## GIVEN MATERIAL
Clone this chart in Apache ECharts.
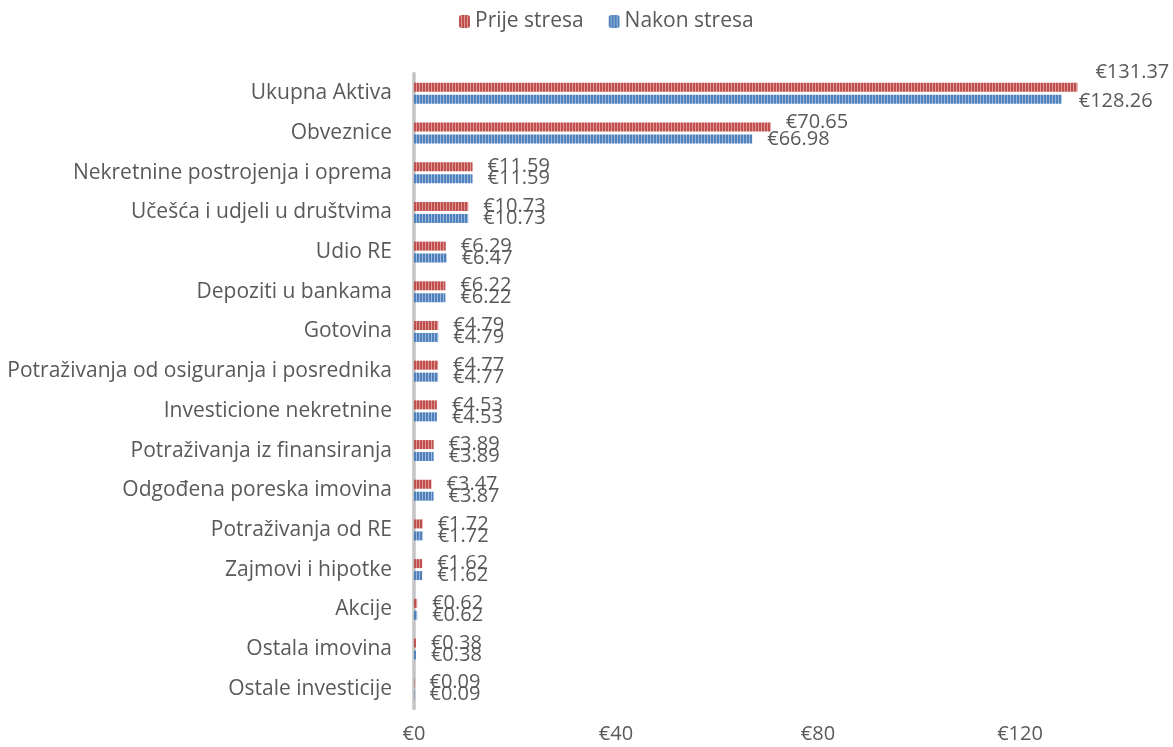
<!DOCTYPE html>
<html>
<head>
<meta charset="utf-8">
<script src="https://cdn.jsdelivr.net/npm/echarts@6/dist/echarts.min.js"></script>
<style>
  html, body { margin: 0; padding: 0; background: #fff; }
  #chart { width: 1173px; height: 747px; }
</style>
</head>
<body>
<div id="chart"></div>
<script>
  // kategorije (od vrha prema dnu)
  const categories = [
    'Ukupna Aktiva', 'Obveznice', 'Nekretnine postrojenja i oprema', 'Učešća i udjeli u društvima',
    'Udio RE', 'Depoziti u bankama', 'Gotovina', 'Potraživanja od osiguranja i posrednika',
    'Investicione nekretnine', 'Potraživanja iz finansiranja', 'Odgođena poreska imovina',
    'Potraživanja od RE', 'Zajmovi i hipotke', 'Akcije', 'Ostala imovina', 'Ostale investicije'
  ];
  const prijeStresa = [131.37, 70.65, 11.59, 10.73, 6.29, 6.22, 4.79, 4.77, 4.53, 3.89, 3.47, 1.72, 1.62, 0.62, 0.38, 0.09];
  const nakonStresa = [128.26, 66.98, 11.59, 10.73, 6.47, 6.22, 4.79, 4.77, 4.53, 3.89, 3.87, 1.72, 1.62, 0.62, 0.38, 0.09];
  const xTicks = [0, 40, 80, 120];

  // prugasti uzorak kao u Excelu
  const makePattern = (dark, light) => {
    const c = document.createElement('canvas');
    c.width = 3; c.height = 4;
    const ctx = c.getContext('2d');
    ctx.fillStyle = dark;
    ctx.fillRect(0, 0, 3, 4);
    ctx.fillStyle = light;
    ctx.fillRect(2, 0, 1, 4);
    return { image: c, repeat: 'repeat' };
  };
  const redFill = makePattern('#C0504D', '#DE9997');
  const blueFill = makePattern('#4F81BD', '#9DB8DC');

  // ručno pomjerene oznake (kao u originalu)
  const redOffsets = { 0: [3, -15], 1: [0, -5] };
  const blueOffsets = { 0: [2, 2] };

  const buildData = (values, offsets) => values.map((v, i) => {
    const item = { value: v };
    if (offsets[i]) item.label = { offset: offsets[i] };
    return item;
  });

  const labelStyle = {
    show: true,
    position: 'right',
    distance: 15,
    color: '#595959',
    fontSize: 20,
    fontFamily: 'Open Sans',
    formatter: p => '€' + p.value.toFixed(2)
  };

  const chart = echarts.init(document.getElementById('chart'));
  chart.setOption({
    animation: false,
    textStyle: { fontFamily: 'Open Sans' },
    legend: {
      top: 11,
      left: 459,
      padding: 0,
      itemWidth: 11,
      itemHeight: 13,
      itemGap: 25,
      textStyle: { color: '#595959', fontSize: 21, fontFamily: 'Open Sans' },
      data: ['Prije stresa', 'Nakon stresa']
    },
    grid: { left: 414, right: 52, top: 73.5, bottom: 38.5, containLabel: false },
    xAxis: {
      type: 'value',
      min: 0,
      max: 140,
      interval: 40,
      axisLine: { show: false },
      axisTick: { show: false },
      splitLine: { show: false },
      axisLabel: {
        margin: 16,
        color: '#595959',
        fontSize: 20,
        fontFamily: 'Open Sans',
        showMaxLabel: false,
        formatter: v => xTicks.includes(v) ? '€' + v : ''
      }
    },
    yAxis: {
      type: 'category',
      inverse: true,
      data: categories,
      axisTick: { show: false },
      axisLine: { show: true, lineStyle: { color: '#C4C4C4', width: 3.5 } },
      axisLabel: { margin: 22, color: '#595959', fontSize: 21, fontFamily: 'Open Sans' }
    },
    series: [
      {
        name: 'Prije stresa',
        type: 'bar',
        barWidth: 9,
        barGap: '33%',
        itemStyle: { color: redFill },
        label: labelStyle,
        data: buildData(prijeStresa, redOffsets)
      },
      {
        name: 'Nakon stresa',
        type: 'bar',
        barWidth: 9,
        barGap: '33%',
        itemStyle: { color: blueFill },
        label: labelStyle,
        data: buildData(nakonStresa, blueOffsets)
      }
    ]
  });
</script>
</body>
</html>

## TASK STATEMENT
Please repeat exactly the data above from its first line to the line that contains "const xTicks = [0, 40, 80, 120];", inclusive, and leave every picture out.

## ANSWER BELOW
Clone this chart in Apache ECharts.
<!DOCTYPE html>
<html>
<head>
<meta charset="utf-8">
<script src="https://cdn.jsdelivr.net/npm/echarts@6/dist/echarts.min.js"></script>
<style>
  html, body { margin: 0; padding: 0; background: #fff; }
  #chart { width: 1173px; height: 747px; }
</style>
</head>
<body>
<div id="chart"></div>
<script>
  // kategorije (od vrha prema dnu)
  const categories = [
    'Ukupna Aktiva', 'Obveznice', 'Nekretnine postrojenja i oprema', 'Učešća i udjeli u društvima',
    'Udio RE', 'Depoziti u bankama', 'Gotovina', 'Potraživanja od osiguranja i posrednika',
    'Investicione nekretnine', 'Potraživanja iz finansiranja', 'Odgođena poreska imovina',
    'Potraživanja od RE', 'Zajmovi i hipotke', 'Akcije', 'Ostala imovina', 'Ostale investicije'
  ];
  const prijeStresa = [131.37, 70.65, 11.59, 10.73, 6.29, 6.22, 4.79, 4.77, 4.53, 3.89, 3.47, 1.72, 1.62, 0.62, 0.38, 0.09];
  const nakonStresa = [128.26, 66.98, 11.59, 10.73, 6.47, 6.22, 4.79, 4.77, 4.53, 3.89, 3.87, 1.72, 1.62, 0.62, 0.38, 0.09];
  const xTicks = [0, 40, 80, 120];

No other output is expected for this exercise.